O sea, que lo tenía todo para no encontrar a su público. Y, de hecho, no lo encontró jamás, por lo que la reedición a cargo de Impedimenta es, prácticamente, un acto de valor. Sus novelas eran, sin duda, de misterio, pero estaban tan trufadas de excentricidades, elementos paranormales y circunstancias insólitas que constituían un subgénero en sí mismas. Lo pude comprobar cuando me leí El percherón mortal y me encontré con una chaladura delirante (insisto en su condición de involuntario precedente de David Lynch) que me obligó a leérmela del tirón, y lo mismo me ocurrió con las dos siguientes, El final de Philip Banter y Al salir del infierno: creo que estos libros escritos uno tras otro en un par de años son lo mejor de su producción.
Soñar no cuesta dinero
A un nivel estrictamente personal, no se sabe gran cosa de John Franklin Bardin. Tuvo que abandonar la universidad por problemas económicos derivados de la muerte de su padre, un comerciante de carbón, y ponerse a trabajar en cargos como taquillero de una pista de patinaje o dependiente nocturno de una librería. Su hermana mayor murió de una septicemia y su madre sufría de esquizofrenia paranoide (algunas ideas para sus libros procedían de los delirios que le contaba la autora de sus días cuando iba a visitarla a la institución en la que había sido internada). En 1943 se trasladó a un apartamento en el Greenwich Village neoyorquino y siguió trabajando en lo que caía, aunque fue progresando ligeramente y acabó dando clases de escritura creativa en la universidad. Se casó dos veces y los derechos de sus libros quedaron en manos de los dos hijos que había tenido con su primera mujer. Poco más se sabe de nuestro hombre, quien murió prácticamente en el olvido. Menos mal que Julian Symons lo exhumó en los años 70 y que la barcelonesa editorial Versal (que también nos descubrió, entre otros valores ignorados por estos lares, al gran Cyril Connolly) tuvo el detalle de publicarlo en España.

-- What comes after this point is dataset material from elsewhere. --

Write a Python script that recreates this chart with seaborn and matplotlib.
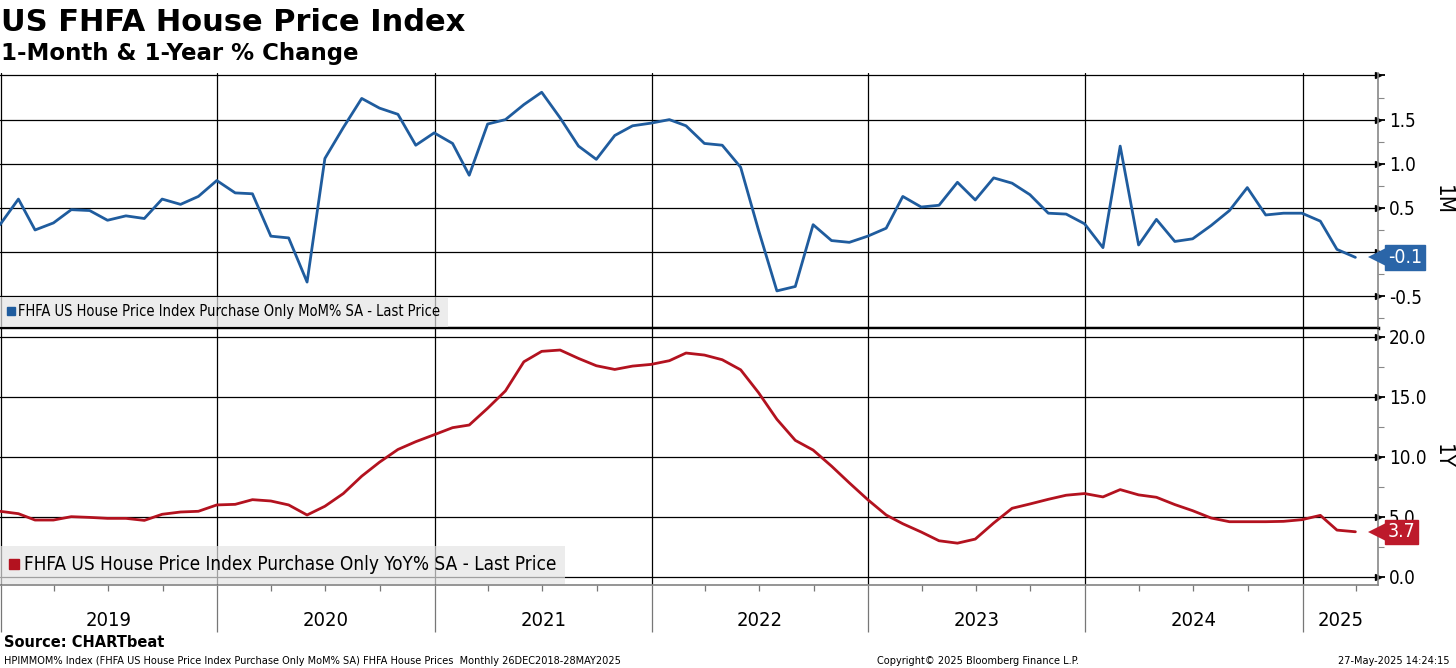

Han pasado más de treinta años desde el esfuerzo de Versal e Impedimenta toma el relevo, a ver si ahora el pobre Bardin se hace con las ventas que no logró en el cambio de década de los 80 a los 90. Solo hacen falta unos miles de lectores de novela policiaca y novela, digamos, seria con la suficiente altura de miras para reconocer en ese señor que explicaba unas historias fascinantemente extrañas (llenas de alucinaciones, premoniciones, experiencias paranormales y toda clase de eficaces extravagancias) a un autor que cogió el género policial, se salió por la tangente y, gracias a su talento, inventó un subgénero que fue el único en practicar. Si las cosas salen bien, puede que se publiquen entre nosotros hasta aquellas de sus novelas que nunca fueron traducidas al español: soñar no cuesta dinero.